Reversed and remanded for further proceedings consistent with this opinion.

NOTES

[1] The relationship between the parol evidence rule and the statue of frauds frequently has been made more intimate than either rule requires. The former bars the admission of prior written or prior or contemporaneous oral evidence that adds to or is inconsistent with the terms of a written document that constitutes a complete and final (integrated) statement of the parties' agreement. The latter bars enforcement of certain oral agreements unless there is a written memorandum signed by the party to be charged. The two doctrines are frequently, as here, applied concurrently and interchangeably with the result that, even if the memorandum satisfies the statute of frauds, the oral agreement will not be enforced on the grounds that it is not complete and integrated. This result is at odds with the purpose of the statute, which does not require an exhaustive, integrated statement of the agreement in writing, but only a sufficient statement to establish that there in fact was an agreement and that the party charged should be bound by it. See 1 Restatement of Contracts § 207 (1932) (parties, terms, and subject of oral contract need only be stated "with reasonable certainty" in the memorandum). Calamari and Perillo, Contracts § 19-27 at 714-15 (2d ed. 1977) states that this outcome (that the party sought to be charged may obtain dismissal under the Statute of Frauds merely because the written memorandum is not integrated) is "one of the more bizarre results of the often criticized Statute of Frauds."

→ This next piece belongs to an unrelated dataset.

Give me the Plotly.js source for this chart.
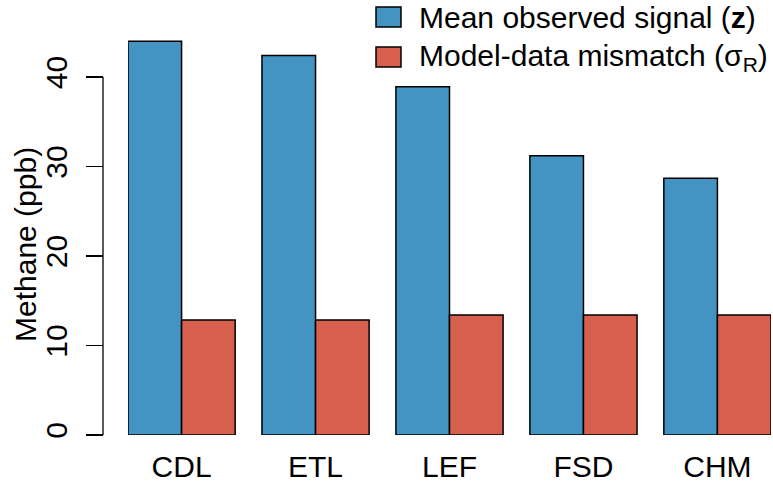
<!DOCTYPE html>
<html>
<head>
<meta charset="utf-8">
<script src="https://cdn.plot.ly/plotly-3.0.1.min.js"></script>
<style>html,body{margin:0;padding:0;background:#fff}#chart{width:773px;height:489px}</style>
</head>
<body>
<div id="chart"></div>
<script>
// ---- data ----
const sites = ['CDL', 'ETL', 'LEF', 'FSD', 'CHM'];
const meanSignal = [44.0, 42.4, 38.9, 31.2, 28.7];
const mismatch = [12.85, 12.85, 13.4, 13.4, 13.4];
const seriesNames = ['Mean observed signal (<b>z</b>)', 'Model-data mismatch (σ<sub>R</sub>)'];
const yTicks = [0, 10, 20, 30, 40];
const yTitle = 'Methane (ppb)';

// ---- layout geometry ----
const W = 773, H = 489;
const mL = 103, mR = 2, mT = 0, mB = 54;
const plotW = W - mL - mR, plotH = H - mT - mB;
const px2x = p => (p - mL) / plotW;
const px2y = p => (H - mB - p) / plotH;

const colors = ['#4393C3', '#D6604D'];
const FONT = 'Liberation Sans, Arial, Helvetica, sans-serif';
const FS = 30;

const traces = [meanSignal, mismatch].map((vals, i) => ({
  type: 'bar',
  x: sites,
  y: vals,
  name: seriesNames[i],
  marker: {color: colors[i], line: {color: '#000', width: 1.5}},
  showlegend: false,
  hoverinfo: 'x+y'
}));

const legendRows = [17, 57];
const shapes = [
  {type: 'line', xref: 'paper', yref: 'y', x0: 0, x1: 0, y0: yTicks[0], y1: yTicks[yTicks.length - 1],
   line: {color: '#000', width: 1.3}}
];
const annotations = [
  {text: yTitle, xref: 'paper', yref: 'paper', x: px2x(25), y: px2y(245), xanchor: 'center', yanchor: 'middle',
   textangle: -90, showarrow: false, font: {family: FONT, size: FS, color: '#000'}}
];
seriesNames.forEach((name, i) => {
  const cy = legendRows[i];
  shapes.push({type: 'rect', xref: 'paper', yref: 'paper',
    x0: px2x(376), x1: px2x(401), y0: px2y(cy - 10), y1: px2y(cy + 10),
    fillcolor: colors[i], line: {color: '#000', width: 1.5}});
  annotations.push({text: name, xref: 'paper', yref: 'paper', x: px2x(417), y: px2y(cy + 1),
    xanchor: 'left', yanchor: 'middle', showarrow: false,
    font: {family: FONT, size: FS, color: '#000'}});
});

const layout = {
  width: W, height: H,
  margin: {l: mL, r: mR, t: mT, b: mB, pad: 0},
  paper_bgcolor: '#fff', plot_bgcolor: '#fff',
  font: {family: FONT, size: FS, color: '#000'},
  barmode: 'group', bargap: 0.2, bargroupgap: 0,
  xaxis: {
    domain: [px2x(128), 1],
    range: [-0.4, 4.4],
    type: 'category',
    showline: false, showgrid: false, zeroline: false,
    ticks: '', ticklabelstandoff: 11,
    tickfont: {family: FONT, size: FS, color: '#000'}
  },
  yaxis: {
    anchor: 'free', position: 0,
    range: [0, 435 / 8.95],
    tickvals: yTicks,
    ticktext: yTicks.map(String),
    tickangle: -90,
    ticks: 'outside', ticklen: 17, tickwidth: 1.3, tickcolor: '#000',
    ticklabelstandoff: 7,
    showline: false, showgrid: false, zeroline: false,
    tickfont: {family: FONT, size: FS, color: '#000'}
  },
  shapes: shapes,
  annotations: annotations
};

Plotly.newPlot('chart', traces, layout, {staticPlot: true, displayModeBar: false});
</script>
</body>
</html>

The chain leading to such an illogical outcome is simply broken-by allowing parol evidence to come in, regardless of the statute of frauds, whenever, as is usually the case, the memorandum was not intended to be integrated; this does no violence to either rule. See Jay's Restaurant, Inc. v. Jack Stone Co., Inc., D.C.Mun.App., 62 A.2d 799, 800 (1948) (parol evidence is admissible when "it may properly be inferred that the parties did not intend the writing to be a complete and final statement of the whole of the transaction between them") (quoting Mitchell v. David, D.C.Mun.App., 51 A.2d 375 (1947)). Parol evidence has, in fact, frequently, if not expressly, been allowed to come in, both to explain ambiguous terms and to provide missing essential terms of the written memorandum. See, e.g., Ochs v. Weil, 79 U.S.App.D.C. 84, 142 F.2d 758 (1944) (in purchase and sale agreement which was not signed by party to be charged (owner) held: owner's name could be provided from prior telegram between owner and broker); Brewood v. Cook, 92 U.S.App.D.C. 386, 207 F.2d 439 (1953) (oral agreement to sell land held not to be excluded by parol evidence rule when found to be inducement to sign valid written agreement).

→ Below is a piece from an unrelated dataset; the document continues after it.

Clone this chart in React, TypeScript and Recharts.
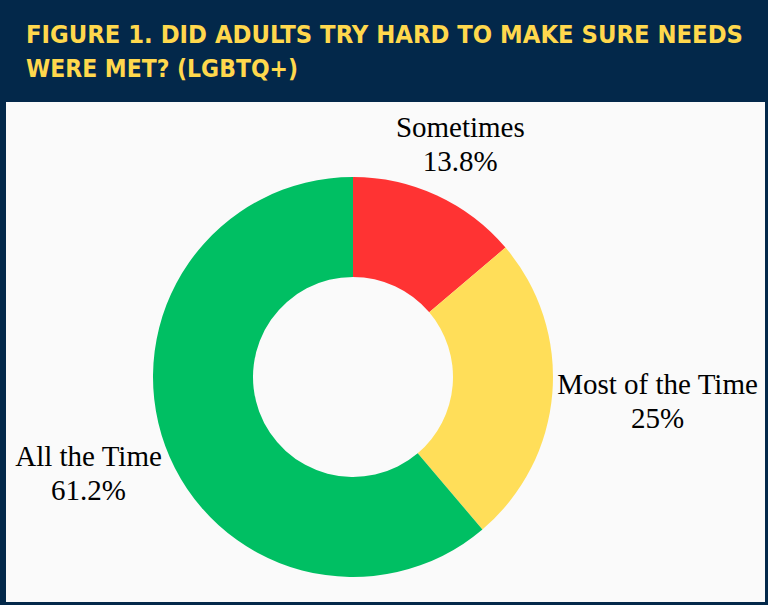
import React from "react";
import { PieChart, Pie, Cell } from "recharts";

const categories = ["Sometimes", "Most of the Time", "All the Time"];
const values = [13.8, 25, 61.2];
const valueLabels = ["13.8%", "25%", "61.2%"];
const colors = ["#FF3333", "#FFDE59", "#00BF63"];

const titleLines = ["FIGURE 1. DID ADULTS TRY HARD TO MAKE SURE NEEDS", "WERE MET? (LGBTQ+)"];

const NAVY = "#03284A";
const LABEL_FONT = 29;
const LINE_GAP = 34;
const SERIF = '"Liberation Serif", "Times New Roman", serif';

const data = categories.map((name, i) => ({ name, value: values[i], label: valueLabels[i] }));

let measureCtx: CanvasRenderingContext2D | null = null;
function textWidth(s: string) {
  if (!measureCtx) {
    measureCtx = document.createElement("canvas").getContext("2d");
  }
  if (!measureCtx) return s.length * LABEL_FONT * 0.5;
  measureCtx.font = `${LABEL_FONT}px "Liberation Serif"`;
  return measureCtx.measureText(s).width;
}

// places the two-line label just outside the ring, like the office chart does
function renderLabel(props: any) {
  const { cx, cy, midAngle, outerRadius, payload } = props;
  const rad = (Math.PI / 180) * midAngle;
  const dx = Math.cos(rad);
  const dy = -Math.sin(rad);
  const w = Math.max(textWidth(payload.name), textWidth(payload.label));
  const halfW = w / 2;
  const halfH = LINE_GAP - 6;
  const dist = outerRadius + 3 + Math.abs(dx) * halfW + Math.abs(dy) * halfH;
  const x = cx + dx * dist;
  const y = cy + dy * dist;
  return (
    <text x={x} y={y} textAnchor="middle" fill="#000" fontFamily={SERIF} fontSize={LABEL_FONT}>
      <tspan x={x} dy={-LINE_GAP / 2 + 9}>{payload.name}</tspan>
      <tspan x={x} dy={LINE_GAP}>{payload.label}</tspan>
    </text>
  );
}

export default function App() {
  const titleStyle = { fontFamily: '"DejaVu Sans Condensed", "DejaVu Sans"', fontWeight: 700, fontSize: 25 };
  return (
    <div style={{ position: "absolute", left: 0, top: 0, width: 768, height: 605, background: NAVY }}>
      <div style={{ position: "absolute", left: 6, top: 102, width: 759, height: 500, background: "#FAFAFA" }} />
      <svg width={768} height={100} style={{ position: "absolute", left: 0, top: 0 }}>
        <text x={26} y={43} textLength={717} lengthAdjust="spacingAndGlyphs" fill="#FFD84D" style={titleStyle}>
          {titleLines[0]}
        </text>
        <text x={26} y={77} textLength={272} lengthAdjust="spacingAndGlyphs" fill="#FFD84D" style={titleStyle}>
          {titleLines[1]}
        </text>
      </svg>
      <div style={{ position: "absolute", left: 0, top: 0 }}>
        <PieChart width={768} height={605} margin={{ top: 0, right: 0, bottom: 0, left: 0 }}>
          <Pie
            data={data}
            dataKey="value"
            nameKey="name"
            cx={353}
            cy={377}
            innerRadius={100}
            outerRadius={200}
            startAngle={90}
            endAngle={-270}
            stroke="none"
            label={renderLabel}
            labelLine={false}
            isAnimationActive={false}
          >
            {data.map((d, i) => (
              <Cell key={d.name} fill={colors[i]} />
            ))}
          </Pie>
        </PieChart>
      </div>
    </div>
  );
}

[2] The District of Columbia Statute of Frauds, D.C.Code 1973, § 28-3502 states, in pertinent part:

An action may not be brought to charge. . . a person upon an agreement made. . . upon a contract or sale of real estate, [or] of any interest in or concerning it,. . . unless the agreement . . . or a memorandum or note thereof, is in writing, which need not state the consideration and signed by the party charged therewith or a person authorized by him.

[3] As Professor Corbin instructs: "No words or phrases, in any language, have an `objective' meaning . . . with which men are required to use them at their peril. This is as true of `option' as it is of `chicken.' So also of `Refusal,' `Right to Buy,' `Privilege to Purchase.'" 1 A Corbin on Contracts § 261A (1963) (footnote omitted).

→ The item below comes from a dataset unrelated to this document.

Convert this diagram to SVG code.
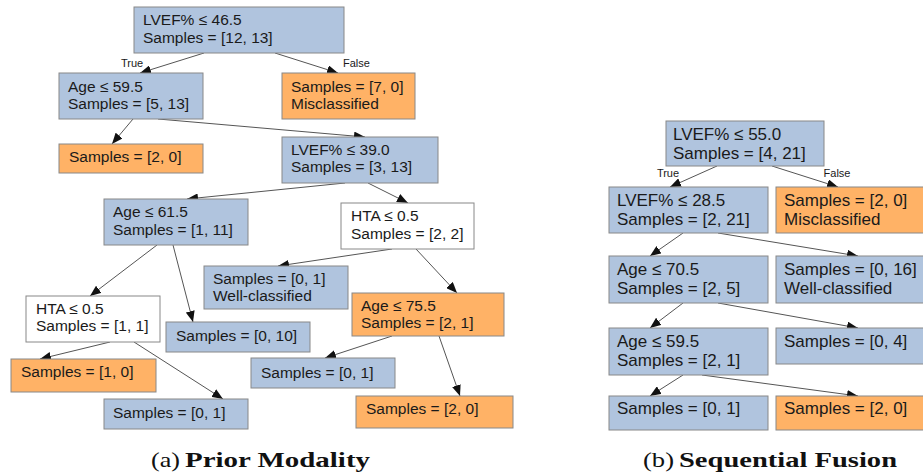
<svg xmlns="http://www.w3.org/2000/svg" width="923" height="474" viewBox="0 0 923 474">
<defs>
<marker id="arr" markerUnits="userSpaceOnUse" markerWidth="11" markerHeight="9" refX="11" refY="4.5" orient="auto">
<path d="M0,0 L11,4.5 L0,9 z" fill="#111"/>
</marker>
<style>
.b{fill:#b0c4de;stroke:#888;stroke-width:1}
.o{fill:#ffb266;stroke:#888;stroke-width:1}
.w{fill:#ffffff;stroke:#888;stroke-width:1}
.t{font-family:"Liberation Sans",Arial,sans-serif;font-size:15.5px;fill:#1a1a1a}
.tr{font-family:"Liberation Sans",Arial,sans-serif;font-size:17px;fill:#1a1a1a}
.el{font-family:"Liberation Sans",Arial,sans-serif;font-size:11px;fill:#1a1a1a}
.e line{stroke:#555;stroke-width:1;marker-end:url(#arr)}
.cap{font-family:"Liberation Serif","Times New Roman",serif;font-size:21px;fill:#111}
</style>
</defs>
<rect width="923" height="474" fill="#fff"/>

<!-- Connectors (a) -->
<g id="edges-a" class="e">
<line x1="204" y1="53" x2="140" y2="73"/>
<line x1="275" y1="53" x2="338" y2="73"/>
<line x1="133" y1="119" x2="112" y2="144"/>
<line x1="158" y1="119" x2="365" y2="137"/>
<line x1="345" y1="183" x2="187" y2="199"/>
<line x1="368" y1="183" x2="408" y2="203"/>
<line x1="157" y1="245" x2="90" y2="296"/>
<line x1="173" y1="245" x2="193" y2="322"/>
<line x1="392" y1="249" x2="278" y2="266"/>
<line x1="416" y1="249" x2="457" y2="293"/>
<line x1="110" y1="342" x2="40" y2="359"/>
<line x1="134" y1="342" x2="223" y2="399"/>
<line x1="392" y1="336" x2="325" y2="358"/>
<line x1="439" y1="336" x2="460" y2="396"/>
<text class="el" x="121" y="67">True</text>
<text class="el" x="343" y="67">False</text>
</g>

<!-- Nodes (a) -->
<g id="a-root"><rect class="b" x="134" y="7" width="210" height="46"/><text class="t"><tspan x="143" y="25">LVEF% ≤ 46.5</tspan><tspan x="143" y="43">Samples = [12, 13]</tspan></text></g>
<g id="a-age595"><rect class="b" x="59" y="73" width="144" height="46"/><text class="t"><tspan x="68" y="92">Age ≤ 59.5</tspan><tspan x="68" y="109">Samples = [5, 13]</tspan></text></g>
<g id="a-mis70"><rect class="o" x="282" y="73" width="133" height="46"/><text class="t"><tspan x="291" y="92">Samples = [7, 0]</tspan><tspan x="291" y="109">Misclassified</tspan></text></g>
<g id="a-s20a"><rect class="o" x="59" y="144" width="144" height="29"/><text class="t" x="69" y="162">Samples = [2, 0]</text></g>
<g id="a-lvef39"><rect class="b" x="282" y="137" width="156" height="46"/><text class="t"><tspan x="291" y="155">LVEF% ≤ 39.0</tspan><tspan x="291" y="172">Samples = [3, 13]</tspan></text></g>
<g id="a-age615"><rect class="b" x="104" y="199" width="144" height="46"/><text class="t"><tspan x="113" y="217">Age ≤ 61.5</tspan><tspan x="113" y="235">Samples = [1, 11]</tspan></text></g>
<g id="a-hta1"><rect class="w" x="341" y="203" width="133" height="46"/><text class="t"><tspan x="351" y="221">HTA ≤ 0.5</tspan><tspan x="351" y="239">Samples = [2, 2]</tspan></text></g>
<g id="a-well"><rect class="b" x="204" y="266" width="144" height="43"/><text class="t"><tspan x="213" y="284">Samples = [0, 1]</tspan><tspan x="213" y="301">Well-classified</tspan></text></g>
<g id="a-age755"><rect class="o" x="352" y="293" width="152" height="43"/><text class="t"><tspan x="361" y="311">Age ≤ 75.5</tspan><tspan x="361" y="328">Samples = [2, 1]</tspan></text></g>
<g id="a-hta2"><rect class="w" x="26" y="296" width="134" height="46"/><text class="t"><tspan x="36" y="314">HTA ≤ 0.5</tspan><tspan x="36" y="331">Samples = [1, 1]</tspan></text></g>
<g id="a-s010"><rect class="b" x="166" y="322" width="144" height="30"/><text class="t" x="176" y="341">Samples = [0, 10]</text></g>
<g id="a-s10"><rect class="o" x="11" y="359" width="145" height="33"/><text class="t" x="21" y="377">Samples = [1, 0]</text></g>
<g id="a-s01a"><rect class="b" x="104" y="399" width="144" height="30"/><text class="t" x="113" y="418">Samples = [0, 1]</text></g>
<g id="a-s01b"><rect class="b" x="251" y="358" width="144" height="30"/><text class="t" x="261" y="378">Samples = [0, 1]</text></g>
<g id="a-s20b"><rect class="o" x="356" y="396" width="157" height="32"/><text class="t" x="366" y="414">Samples = [2, 0]</text></g>

<!-- Connectors (b) -->
<g id="edges-b" class="e">
<line x1="717" y1="166" x2="670" y2="187"/>
<line x1="772" y1="166" x2="838" y2="187"/>
<line x1="683" y1="233" x2="650" y2="256"/>
<line x1="718" y1="233" x2="858" y2="256"/>
<line x1="683" y1="303" x2="650" y2="328"/>
<line x1="718" y1="303" x2="858" y2="328"/>
<line x1="683" y1="375" x2="650" y2="396"/>
<line x1="702" y1="375" x2="858" y2="396"/>
<text class="el" x="668" y="177" text-anchor="middle">True</text>
<text class="el" x="837" y="177" text-anchor="middle">False</text>
</g>

<!-- Nodes (b) -->
<g id="b-root"><rect class="b" x="666" y="121" width="158" height="45"/><text class="tr"><tspan x="673" y="140">LVEF% ≤ 55.0</tspan><tspan x="673" y="159">Samples = [4, 21]</tspan></text></g>
<g id="b-lvef285"><rect class="b" x="609" y="187" width="159" height="46"/><text class="tr"><tspan x="617" y="206">LVEF% ≤ 28.5</tspan><tspan x="617" y="225">Samples = [2, 21]</tspan></text></g>
<g id="b-mis"><rect class="o" x="776" y="187" width="150" height="46"/><text class="tr"><tspan x="784" y="206">Samples = [2, 0]</tspan><tspan x="784" y="225">Misclassified</tspan></text></g>
<g id="b-age705"><rect class="b" x="609" y="256" width="159" height="47"/><text class="tr"><tspan x="617" y="275">Age ≤ 70.5</tspan><tspan x="617" y="294">Samples = [2, 5]</tspan></text></g>
<g id="b-well"><rect class="b" x="776" y="256" width="150" height="47"/><text class="tr"><tspan x="784" y="275">Samples = [0, 16]</tspan><tspan x="784" y="294">Well-classified</tspan></text></g>
<g id="b-age595"><rect class="b" x="609" y="328" width="159" height="47"/><text class="tr"><tspan x="617" y="347">Age ≤ 59.5</tspan><tspan x="617" y="366">Samples = [2, 1]</tspan></text></g>
<g id="b-s04"><rect class="b" x="776" y="328" width="150" height="36"/><text class="tr" x="784" y="347">Samples = [0, 4]</text></g>
<g id="b-s01"><rect class="b" x="609" y="396" width="159" height="34"/><text class="tr" x="617" y="414">Samples = [0, 1]</text></g>
<g id="b-s20"><rect class="o" x="776" y="396" width="150" height="34"/><text class="tr" x="784" y="414">Samples = [2, 0]</text></g>

<!-- Captions -->
<g id="captions">
<text class="cap" x="151" y="467" textLength="29" lengthAdjust="spacingAndGlyphs">(a)</text>
<text class="cap" x="185" y="467" font-weight="bold" textLength="185" lengthAdjust="spacingAndGlyphs">Prior Modality</text>
<text class="cap" x="643" y="467" textLength="31" lengthAdjust="spacingAndGlyphs">(b)</text>
<text class="cap" x="679" y="467" font-weight="bold" textLength="218" lengthAdjust="spacingAndGlyphs">Sequential Fusion</text>
</g>
</svg>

[4] The price eventually set by the government agency was concededly the one predicted by Mr. Phipps $60,000.

[5] Appellee does not argue on appeal that Mr. Phipps was not its agent in this transaction. We also note that it was stipulated that Mr. Weintraub, its president, knew of Mr. Phipps' actions within at least a month and yet never repudiated them on the grounds that Mr. Phipps lacked authority to bind appellee. (His attempted repudiation of the option a year after the letter was signed was on the grounds that the price was too indefinite.)

[6] Appellee's heavy reliance on D.C. Area Community Council, Inc. v. Jackson, D.C.App., 385 A.2d 185 (1978), for its argument that there was no meeting of the minds in this case is misplaced. The disputed promise in that case was, at most, an offer, and not a unilateral option contract, because it was not given in exchange for either consideration, as here, or justifiable reliance, as in Ammerman, supra. See D.C. Area Community Council, Inc. v. Jackson, supra at 188 n.1 (justifiable reliance is considered to be a modern substitute for consideration in contract law); 1 Williston on Contracts § 100 at 369 (3d ed. 1960); 1 Restatement of Contracts, supra § 90. See also Brewood v. Cook, supra.

Nor was the disputed promise in D.C. Area Community Council, Inc. v. Jackson, supra, a bilateral option agreement or a bilateral purchase and sale agreement, because it was not given in exchange for a binding return promise (because there was thus no mutuality of obligation, no contract was ever formed). Appellant in D.C. Area Community Council merely promised to "contract to buy the subject property if it [the appellant] were financially able to assume [a] . . . mortgage . . . [and if] appellants [was able] to reach an agreement with Pepco with respect to the existing utility obligations." Id. at 186 (emphasis added). Therefore, as the trial court there had observed, there was no mutuality: "if the sellers [appellees] had gone to court . . . to enforce the [appellant] . . . to go through with the sale, the [appellant] simply could not have done so, nor . . . would [it] have assented to the idea that [there] was a contract which bound them to perform."